“Forex trading may make you rich if you are a hedge fund with deep pockets or an unusually skilled currency trader. But for the average retail trader, rather than being an easy road to riches, forex trading can be a rocky highway to enormous losses and potential penury.” – Investopedia.
On our morning walk, as the dogs sniffed around at the foot of a wheelie bin, my attention was drawn to a book that had been discarded, tossed onto its lid.
“Thirty Days Of Forex Trading”
I don’t know what Forex trading is, but it looked like a book written for people who want to earn a lot of money without doing much work.
As visual metaphors for the dangers of shortcuts go, it seemed pretty good.
On the podcast these past two weeks, we’ve been discussing scarcity and abundance mindset. One of the necessary aspects of the latter is feeling genuine gratitude for what we have rather than hankering for all that is missing, a valuable skill that might conceivably negate the need for a crash course in Forex trading.
When I first started in private practice, my supervisor at the time asked me how many clients I was aiming to work with.
“As many as I can,” I said.
I’d made a spreadsheet with financial projections spanning different areas of my business. I’d planned to do presentations, seminars, and corporate work. I also spent a lot of money on an online course that promised to teach me how to create online courses.
Lulling myself into the erroneous idea that I had to earn in multiple ways, was aimed at shortcutting my way to a level of income that was, on reflection, unnecessary if what I really wanted to spend most of my time doing was walking around amongst the trees with my dogs.
Clients often crave similar shortcuts in therapy, anxious for a shift they may have waited years to start work on but have grown quickly impatient waiting for.
While initially, progress might be swift, full of valuable insight and burgeoning self-awareness, there often comes a time of plateau where nothing much seems to change and faith in the process starts to wane.
“Yes, but what can I do about it?” comes the familiar refrain.
In the early days, I often asked my own therapist this question but they never answered, and now that I am the therapist, I never have an answer either.
The desire for a shortcut is both understandable and futile, and the key reason for a self-help industry worth an estimated $12 billion.
But self-help doesn’t really work.
What does work is graft, dedication, resilience, and a whole heap of faith.
Self-awareness, the basis of positive change, is built through a dedication to exploration and lifelong learning rather than gleaned from a book read on a weekend or a TikTok diagnosis.
In this regard, the desire for a shortcut pushes the destination further away rather than bringing it closer.
On a number of occasions recently I have found myself in conversation with clients around the subject of liminal space, the gap between the end of one thing and the beginning of another.

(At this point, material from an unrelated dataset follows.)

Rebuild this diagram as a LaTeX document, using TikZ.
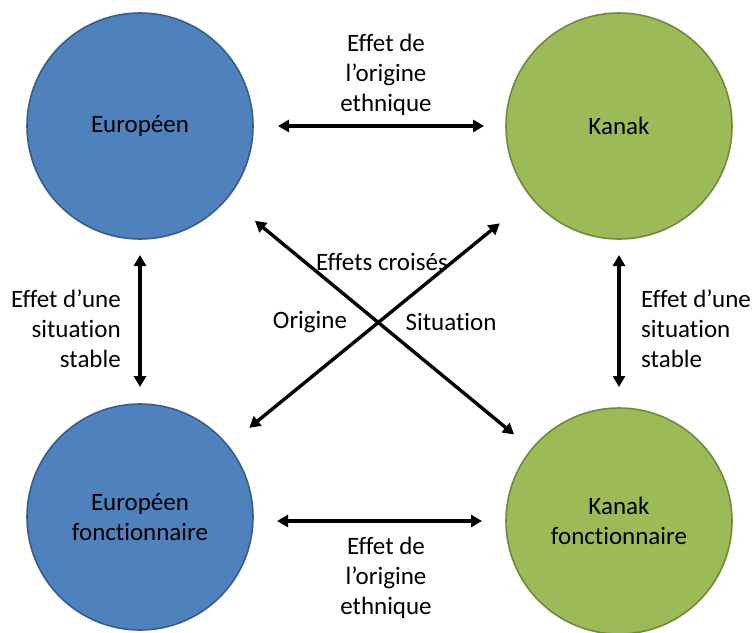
\documentclass[tikz,border=0pt]{standalone}
\usepackage{fontspec}
\setmainfont{Carlito}[Ligatures=NoCommon]
\usetikzlibrary{arrows.meta}
\definecolor{eublue}{HTML}{4F81BD}
\definecolor{eublueline}{HTML}{385D8A}
\definecolor{kagreen}{HTML}{9BBB59}
\definecolor{kagreenline}{HTML}{71893F}
\tikzset{
  blob/.style={circle, minimum size=226pt, inner sep=0pt, outer sep=0pt, line width=1.6pt, align=center, font=\fontsize{25}{30.5}\selectfont},
  euro/.style={blob, fill=eublue, draw=eublueline},
  kanak/.style={blob, fill=kagreen, draw=kagreenline},
  arr/.style={line width=3.4pt, {Triangle[length=11pt,width=12pt]}-{Triangle[length=11pt,width=12pt]}},
  lbl/.style={font=\fontsize{25}{30}\selectfont, inner sep=0pt}
}
\begin{document}
\begin{tikzpicture}[x=1pt,y=-1pt]
\useasboundingbox (0,0) rectangle (752,632);
\node[euro] (tl) at (140,126) {Européen};
\node[kanak] (tr) at (619,126) {Kanak};
\node[euro] (bl) at (140,517) {Européen\\fonctionnaire};
\node[kanak] (br) at (619,521) {Kanak\\fonctionnaire};
% horizontal
\draw[arr, shorten <=25pt, shorten >=22pt] (tl.east) -- (tr.west);
\draw[arr, shorten <=24pt, shorten >=24pt] (bl.east |- br.west) -- (br.west);
% vertical
\draw[arr, shorten <=16pt, shorten >=17pt] (tl.south) -- (bl.north);
\draw[arr, shorten <=16pt, shorten >=21pt] (tr.south) -- (br.north);
% diagonals
\draw[arr, shorten <=36pt, shorten >=23pt] (tl) -- (br);
\draw[arr, shorten <=41pt, shorten >=28pt] (tr) -- (bl);
% labels
\node[lbl, align=center] (lt) at (386,75) {Effet de\\l’origine\\ethnique};
\node[lbl, align=center] (lb) at (386,578) {Effet de\\l’origine\\ethnique};
\node[lbl, align=right, anchor=east] (ll) at (121,329) {Effet d’une\\situation\\stable};
\node[lbl, align=left, anchor=west] (lr) at (641,329) {Effet d’une\\situation\\stable};
\node[lbl] (cr) at (382,262) {Effets croisés};
\node[lbl] (og) at (310,322) {Origine};
\node[lbl] (si) at (451,322) {Situation};
\end{tikzpicture}
\end{document}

Mostly, humans don’t like standing in this space, I know that I didn’t. The discomfort and anxiety that nothingness brings, and the urge to move forward in any direction rather than dealing with the not knowing.
Paradoxically, the longer we are able to tolerate drift the more chance there is that clarity and insight will take seed, and the greater the likelihood that wherever we decide to move next will prove a positive choice.
Craik & Lockhart’s “Levels Of Processing Theory” finds that the deeper the level at which information is processed the better able we are to recall it when required. This has implications for therapy.
The deeper you are willing to go, even into those dark corners you’d rather avoid, the more profound and durable change is likely to be, and the more you seek to understand all that seems inexplicable the easier it becomes to distinguish between what you want to retain and what can be released.
But perhaps the most telling evidence in the case against shortcuts is in the happiness and satisfaction we sacrifice in exchange.
There are plenty of studies suggesting that sustained happiness and satisfaction correlate with expending effort in pursuit of our goals. Like this one, or this one, or this.
So the person who threw away the “Thirty Days Of Forex Trading” book might not be financially rich, but they may have inadvertently given themselves a greater chance of sustainable happiness and contentment.